Fonte: CPI/PUC-Rio com base nos dados de Copernicus-ERA5 (2023), ONS (2023), CCEE (2023) e MapBiomas (2023), 2024

Na Figura 5, estão indicadas as perdas acumuladas tanto de energia gerada quanto da receita associada[20] para o período de 21 anos, entre 2002 e 2022, respectivamente, para a UHE Salto, a UHE Salto do Rio Verdinho e a UHE São Domingos. A perda acumulada da UHE Salto foi de 267 GWh e R$ 74 milhões no período analisado. Esses valores correspondem à perda média anual de, aproximadamente, 13 GWh/ano e R$ 3,5 milhões/ano. No ano de 2022, a geração da usina foi de 453 GWh;[21] o desmatamento provocou redução da capacidade de geração em, aproximadamente, 2,8% na média. Avaliando o demonstrativo de resultados da CTG Brasil S.A.,[22] detentora de 100% da UHE Salto, observa-se que a potência instalada do agregado de usinas controladas é de 7.600 MW; dos quais, 1,5% correspondem à UHE Salto. O lucro líquido referente a 2023 foi de, aproximadamente, R$ 2,7 bilhões. Supondo que todas as usinas do grupo sofram a mesma influência de perda de geração por desmatamento, o impacto no lucro líquido seria equivalente a, aproximadamente, R$ 232 milhões, ou 8,7%.[23]
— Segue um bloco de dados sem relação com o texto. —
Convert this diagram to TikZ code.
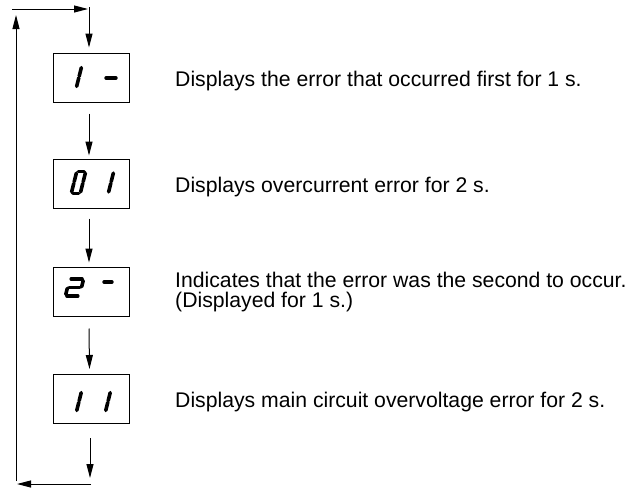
\documentclass[tikz,border=0pt]{standalone}
\usepackage{fontspec}
\setmainfont{Liberation Sans}
\usetikzlibrary{arrows.meta}
\def\segGap{1.6}
\newcommand\segdigit[5]{%
\begin{scope}[shift={(#1,#2)},xslant=0.25]
\def\segHW{#3}\def\segHH{#4}%
\foreach \s in {#5}{%
 \if a\s \draw[segline] ({-\segHW+\segGap},{-\segHH}) -- ({\segHW-\segGap},{-\segHH});\fi
 \if b\s \draw[segline] ({\segHW},{-\segHH+\segGap}) -- ({\segHW},{-\segGap/2});\fi
 \if c\s \draw[segline] ({\segHW},{\segGap/2}) -- ({\segHW},{\segHH-\segGap});\fi
 \if d\s \draw[segline] ({-\segHW+\segGap},{\segHH}) -- ({\segHW-\segGap},{\segHH});\fi
 \if e\s \draw[segline] ({-\segHW},{\segGap/2}) -- ({-\segHW},{\segHH-\segGap});\fi
 \if f\s \draw[segline] ({-\segHW},{-\segHH+\segGap}) -- ({-\segHW},{-\segGap/2});\fi
 \if g\s \draw[segline] ({-\segHW+\segGap},0) -- ({\segHW-\segGap},0);\fi
}%
\end{scope}}
\tikzset{
  segline/.style={line width=3.6pt, line cap=round},
  dispbox/.style={draw, line width=1pt, minimum width=76pt, minimum height=49pt, inner sep=0pt},
  arr/.style={line width=1pt, -{Triangle[length=14pt,width=7pt]}},
  desc/.style={anchor=base west, inner sep=0pt, align=left, font=\fontsize{21.2}{19.5}\selectfont}
}
\begin{document}
\begin{tikzpicture}[x=1pt,y=-1pt]
\useasboundingbox (0,0) rectangle (630,488);
% boxes
\node[dispbox] (b1) at (91,77.5) {};
\node[dispbox] (b2) at (91,183.5) {};
\node[dispbox] (b3) at (91,291.5) {};
\node[dispbox] (b4) at (91.5,399) {};
% digits
\segdigit{75}{77}{4}{11}{b,c}
\segdigit{111}{78}{6.5}{10}{g}
\segdigit{78.5}{182.5}{4.5}{11}{a,b,c,d,e,f}
\segdigit{106.75}{182.5}{4.25}{11}{b,c}
\segdigit{74.5}{287.5}{7}{8.5}{a,b,g,e,d}
\segdigit{108}{282}{5.5}{8}{g}
\segdigit{75}{401.5}{4}{10.5}{b,c}
\segdigit{104}{401.5}{4}{10.5}{b,c}
% texts
\node[desc] (t1) at (175,86) {Displays the error that occurred first for 1 s.};
\node[desc] (t2) at (175,192) {Displays overcurrent error for 2 s.};
\node[desc] (t3) at (175,307) {Indicates that the error was the second to occur.\\(Displayed for 1 s.)};
\node[desc] (t4) at (175,407) {Displays main circuit overvoltage error for 2 s.};
% loop coordinates
\coordinate (tl) at (12,9);
\coordinate (tr) at (88,9);
\coordinate (ts) at (89,7);
\coordinate (lb) at (16,481);
\coordinate (lt) at (16,15);
\coordinate (bs) at (90,438);
\coordinate (be) at (90,478);
\coordinate (br) at (91,484);
\coordinate (bl) at (17,484);
% connectors
\draw[arr] (tl) -- (tr);
\draw[arr] (ts) -- ([xshift=-2pt,yshift=5pt]b1.north);
\draw[arr] ([xshift=-2pt,yshift=-11pt]b1.south) -- ([xshift=-2pt,yshift=3pt]b2.north);
\draw[arr] ([xshift=-2pt,yshift=-10pt]b2.south) -- ([xshift=-2pt,yshift=4pt]b3.north);
\draw[arr] ([xshift=-2pt,yshift=-12pt]b3.south) -- ([xshift=-2pt,yshift=5pt]b4.north);
\draw[arr] (bs) -- (be);
\draw[arr] (br) -- (bl);
\draw[arr] (lb) -- (lt);
\end{tikzpicture}
\end{document}
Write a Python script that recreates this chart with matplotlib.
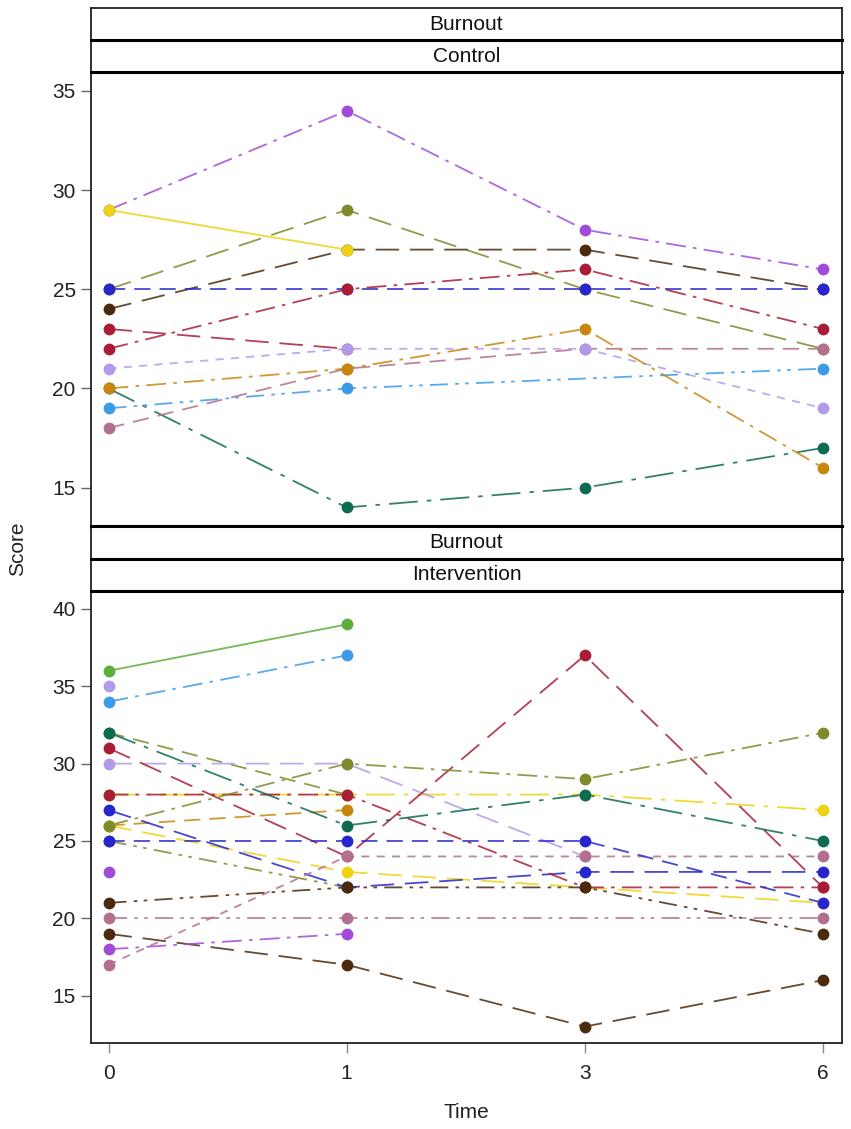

Para a UHE Salto do Rio Verdinho, como mostra o segundo gráfico da Figura 5, as perdas identificadas são de 190 GWh e R$ 56 milhões. Em bases anuais, tais valores correspondem a, em média, 9 GWh/ano e R$ 2,7 milhões/ano. Para a UHE São Domingos, no terceiro gráfico da Figura 5, tais valores são de 74 GWh e R$ 27 milhões, equivalentes a 3,5 GWh/ano e R$ 1,3 milhão/ano. Apesar de não serem conhecidas as informações detalhadas da produtividade dessas usinas, nota-se que as perdas são proporcionais às suas respectivas potências instaladas, de forma que se pode conjecturar impactos semelhantes àqueles encontrados para a UHE Salto.

Como se pode observar, os efeitos do desmatamento na floresta Amazônica têm magnitude relevante para as UHEs na Bacia do Paraná, gerando um impacto em torno de 3% de perda de geração e em torno de 10% de perda de lucro. Os números salientam que o desmatamento na floresta não provoca apenas impactos pontuais no bioma Amazônia e podem trazer consequências em grande escala para todo o sistema elétrico brasileiro.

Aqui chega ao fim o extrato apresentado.